See also Remote buffer.

Superstep

A sequence of execution phases of a graph program consisting of: system-wide synchronisation, global communication (exchange) and local compute.

Sometimes just referred to as a “step”.

Supervisor code

The code responsible for initiating worker threads and performing the exchange phase and synchronisation phases of a step. Supervisor code cannot perform floating point operations.

Sync
Synchronisation

A system-wide synchronisation; the first phase in a superstep, following which it is safe to perform an exchange phase. Synchronisation can be internal (between all of the tiles on a single IPU) or external (between all tiles on every IPU). External sync is done via dedicated Sync-Link connections.

A connection provided between IPU-M2000s to allow synchronisation between all the IPUs.

Tensor

A tensor is a variable that contains a multi-dimensional array of values. In the IPU, the storage of a tensor can be distributed across the tiles. The data is then operated on, in parallel, by the vertex code running on the tiles.

Tile

An individual processor core in the IPU consisting of a processing unit and memory. All tiles are connected to the exchange fabric.

Torus configuration

A mesh connection where the IPU-Links at each end are connected back to form a closed loop.

See also Mesh configuration.

V-IPU
Virtual-IPU

The IPU-Machine or IPU-POD parts of the IPU-POD management services that implement the allocation, provisioning and monitoring of IPUs and related infrastructure for machine-learning workloads in the IPU-POD.

The IPU-specific part of the V-IPU software can run on an IPU-Machine, when used in direct attach mode in an IPU-POD DA system, or it can run on a server in a switched IPU-POD.

Vertex

A unit of computation in the graph; consists of code that runs on a tile. Vertices have inputs and outputs that are connected to tensors, and are associated with a codelet that defines the processing performed on the tensor data. Each vertex is stored and executed on a single tile.

Virtual graph

A graph is normally created for a physical target with a specific number of tiles. It is possible to create a new graph from that, which is a virtual graph for a subset of the tiles. This is effectively a new view onto the parent graph for a virtual target, which has a subset of the real target’s tiles and can be treated like a new graph.

See also Replicated graph.

vPOD

A “Virtual IPU-POD” is a subset of IPUs and servers in an IPU-POD that is securely isolated from access by other IPUs or servers. A vPOD can contain multiple GSDs.
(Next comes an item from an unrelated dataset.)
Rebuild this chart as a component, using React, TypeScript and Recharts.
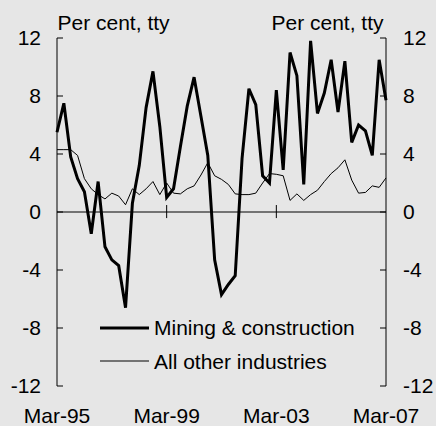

By default, the complete IPU-POD is also a single vPOD, hence any operations that relate to a vPOD can, in general, also apply to a complete IPU-POD.

The V-IPU software is used to create and manage vPODs.

Worker

Code that can perform floating point operations and is typically responsible for performing the compute phase of a step. A tile has hardware support for multiple worker contexts.

Note: this should not be confused with the TensorFow definition of worker (processes that can make use of multiple hardware resources).